Thabane has been under pressure to resign due to a murder case in which he and his current wife Maesiah are suspected of being involved in the assassination of his former wife Lipolelo Thabane, charges which both have denied.

The video below outlines details of Lipolelo’s life as news of her murder broke:

Former SA minister Jeff Radebe, who led the delegation, says “the timeline is immediate,” for Thabane to vacate office.

“The coalition government of the Kingdom of Lesotho commits to effecting the implementation process or modalities for the dignified, graceful and secure retirement of the right honourable prime minister,” a joint statement said.

South African diplomats arrived in Lesotho over the weekend to try to calm tensions.

This came a day after Thabane sent soldiers and armoured vehicles onto the streets of Maseru to restore order against what he said were “rogue national elements”.
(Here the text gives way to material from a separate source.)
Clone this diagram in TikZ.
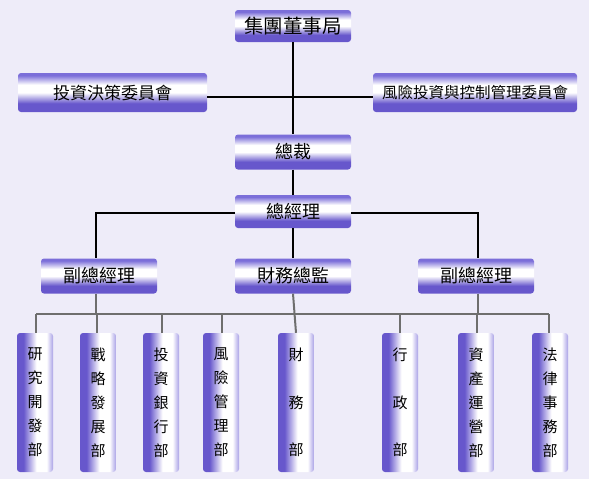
\documentclass[tikz,border=0pt]{standalone}
\usepackage{fontspec}
\newfontfamily\cjk{Noto Sans CJK TC}
\definecolor{bg}{HTML}{EEECF9}
\definecolor{pd}{HTML}{6757CC}
\definecolor{pm}{HTML}{7B6ED9}
\definecolor{edgec}{HTML}{D2CCF1}
\definecolor{busc}{HTML}{6E6E6E}
\pgfdeclareverticalshading{hbarshade}{100bp}{color(0bp)=(edgec); color(10bp)=(pd); color(36bp)=(pd); color(50bp)=(white); color(60bp)=(white); color(72bp)=(pm); color(86bp)=(pm); color(100bp)=(edgec)}
\pgfdeclarehorizontalshading{vbarshade}{100bp}{color(0bp)=(edgec); color(10bp)=(pd); color(34bp)=(pd); color(52bp)=(white); color(66bp)=(white); color(80bp)=(pm); color(92bp)=(pm); color(100bp)=(edgec)}
\begin{document}
\begin{tikzpicture}[x=1pt,y=-1pt,
  hbox/.style={shading=hbarshade, rounded corners=3pt, minimum width=116pt, minimum height=35pt, inner sep=0pt, text=black, font=\cjk\fontsize{18}{20}\selectfont},
  vbox/.style={shading=vbarshade, rounded corners=3pt, minimum width=36pt, minimum height=139pt, inner sep=0pt, align=center, text=black, font=\cjk\fontsize{15}{24}\selectfont},
  vbox3/.style={vbox, font=\cjk\fontsize{15}{47.5}\selectfont},
  topline/.style={draw=black, line width=1.6pt},
  busline/.style={draw=busc, line width=2pt}]
\fill[bg] (0,0) rectangle (589,479);
\useasboundingbox (0,0) rectangle (589,479);
% top level
\node[hbox, minimum height=32pt, font=\cjk\fontsize{19.5}{22}\selectfont] (board) at (293,26) {集團董事局};
\node[hbox, minimum width=189pt, minimum height=39pt, font=\cjk\fontsize{17}{20}\selectfont] (invc) at (112.5,92.5) {投資決策委員會};
\node[hbox, minimum width=204pt, minimum height=39pt, font=\cjk\fontsize{15.5}{18}\selectfont] (riskc) at (475,92.5) {風險投資與控制管理委員會};
\node[hbox] (ceo) at (293,152) {總裁};
\node[hbox, minimum height=33pt] (gm) at (293,211.5) {總經理};
\node[hbox] (vp1) at (99,276) {副總經理};
\node[hbox] (cfo) at (293,276) {財務總監};
\node[hbox] (vp2) at (476,276) {副總經理};
% departments
\node[vbox] (d1) at (35,402.5) {研\\究\\開\\發\\部};
\node[vbox] (d2) at (98,402.5) {戰\\略\\發\\展\\部};
\node[vbox] (d3) at (161,402.5) {投\\資\\銀\\行\\部};
\node[vbox] (d4) at (221,402.5) {風\\險\\管\\理\\部};
\node[vbox3] (d5) at (296,402.5) {財\\務\\部};
\node[vbox3] (d6) at (400,402.5) {行\\政\\部};
\node[vbox] (d7) at (476,402.5) {資\\產\\運\\營\\部};
\node[vbox] (d8) at (550,402.5) {法\\律\\事\\務\\部};
% connectors (top)
\draw[topline] (board.south) -- (ceo.north);
\draw[topline] ([yshift=-4.5pt]invc.east) -- ([yshift=-4.5pt]riskc.west);
\draw[topline] (ceo.south) -- (gm.north);
\draw[topline] (gm.south) -- (cfo.north);
\draw[topline] ([yshift=-1.5pt]gm.west) -| ([xshift=-3pt]vp1.north);
\draw[topline] ([yshift=-1.5pt]gm.east) -| ([xshift=2pt]vp2.north);
% bus
\coordinate (bus) at (0,314);
\draw[busline] ([xshift=-3pt]vp1.south) -- ([xshift=-3pt]vp1.south |- bus);
\draw[busline] ([xshift=2pt]vp2.south) -- ([xshift=2pt]vp2.south |- bus);
\draw[busline] ([xshift=1pt]d1.north |- bus) -- ([xshift=-1pt]d8.north |- bus);
\draw[busline] (cfo.south) -- (d5.north);
\foreach \d/\dx in {d1/1pt,d2/-1pt,d3/1pt,d4/1pt,d6/0pt,d7/1pt,d8/-1pt}{
  \draw[busline] ([xshift=\dx]\d.north |- bus) -- ([xshift=\dx]\d.north);
}
\end{tikzpicture}
\end{document}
Murder charges stun citizens

Gunmen shot and killed Thabane’s previous wife, Lipolelo, 58, on June 14, 2017.

The video below outlines how Thabane failed to appear in court in February where he was meant to be formally charged:

The murder case has stunned citizens of Lesotho and plunged the country, which has experienced several coups since gaining independence from Britain in 1966, into political turmoil.

Though small and with a population of not much more than 2 million, Lesotho’s political upheavals often draw in its bigger neighbour, South Africa, for whom the kingdom’s mountains are an essential source of running water.

In 1998, at least 58 people and eight South African soldiers died and parts of Maseru were damaged in a political stand-off and subsequent fighting.